There is hardly in today’s dynamic world and its economics, a room for any self-styled, “Mr Know-all” leader. To lead is to accept that the team has better constituents than your own self. And that is recognition of not being important. This will lead to team work, as captured poetically by, William Shakespeare in Henry Vth, ….” Many things, having full reference, to One Consent, may work contrarily. As many arrows loosed several ways, fly to one mark as many meet in one town, as many fresh streams meet one salt sea, so may a thousand actions once afoot, end in one purpose, and be all well borne without defeat”. This one man who claims self-importance can find his role reduced to gathering the different view of the team members. Just that! An over-arching view and perspective does not create self-importance. If as a manager, you possess a thought not to create a large reservoir of successors to critical positions for fear of losing self-perceived importance; it is a sad tale of corporate behaviour.
Subscription to the view that what is good for the entity, man not be good for the self-important manager, will cause this deceitful manager to make effort towards seeing that there are not too many “aspirants” around him. Those managers who consider themselves great, are not great, but in the least they are good imposters. JK Galbraith, the economist remarked, “The Salary of the chief executive officer (for my purpose, read here chief important officer!) is not a market reward for achievement. It is frequently a warm personal gesture by the individual to himself”. CEOs, regardless to any bright side to their personalities, suffer equally from the ailment of being “I am important”.
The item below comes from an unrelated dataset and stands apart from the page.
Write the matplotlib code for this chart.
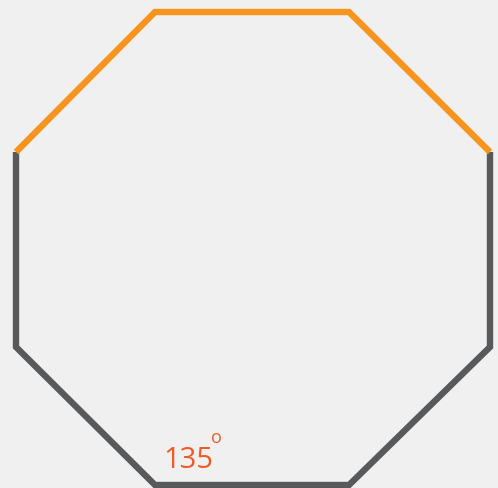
import matplotlib
matplotlib.use('Agg')
import matplotlib.pyplot as plt

# octagon vertices (pixel-like coordinates, y grows downward)
top_x = [16, 155, 349, 490]
top_y = [152, 12, 12, 152]
rest_x = [490, 490, 349, 155, 16, 16]
rest_y = [152, 347, 485, 485, 347, 152]
angle_label = '135'

fig = plt.figure(figsize=(4.98, 4.88), dpi=100)
fig.patch.set_facecolor('#f0f0f0')
ax = fig.add_axes([0, 0, 1, 1])
ax.set_facecolor('#f0f0f0')
ax.set_xlim(0, 498)
ax.set_ylim(488, 0)
ax.axis('off')

ax.plot(rest_x, rest_y, color='#58595b', lw=4.6, solid_joinstyle='miter',
        solid_capstyle='butt')
ax.plot(top_x, top_y, color='#f7941d', lw=4.6, solid_joinstyle='miter',
        solid_capstyle='butt')

ax.text(163, 468, angle_label, color='#f15a24', fontsize=21,
        family='Open Sans', ha='left', va='baseline')
ax.text(211, 443, 'o', color='#f15a24', fontsize=13,
        family='Open Sans', ha='left', va='baseline')

fig.savefig('out.png', dpi=100, facecolor=fig.get_facecolor())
The great and important (all self-styled) demand reverence. Nikita Khrushchev with great courage has this to say, only after the terminator, Franz Joseph Stalin was dead, “When Stalin says, ‘dance’; a wise man dances”. If you are dancing to the supervisor, the “important” pied piper tunes, in your division, who believes, he is important and a “corporate Stalin”, wait... he will be proven wrong. All the important men are in cemetery and only the unimportant outside it.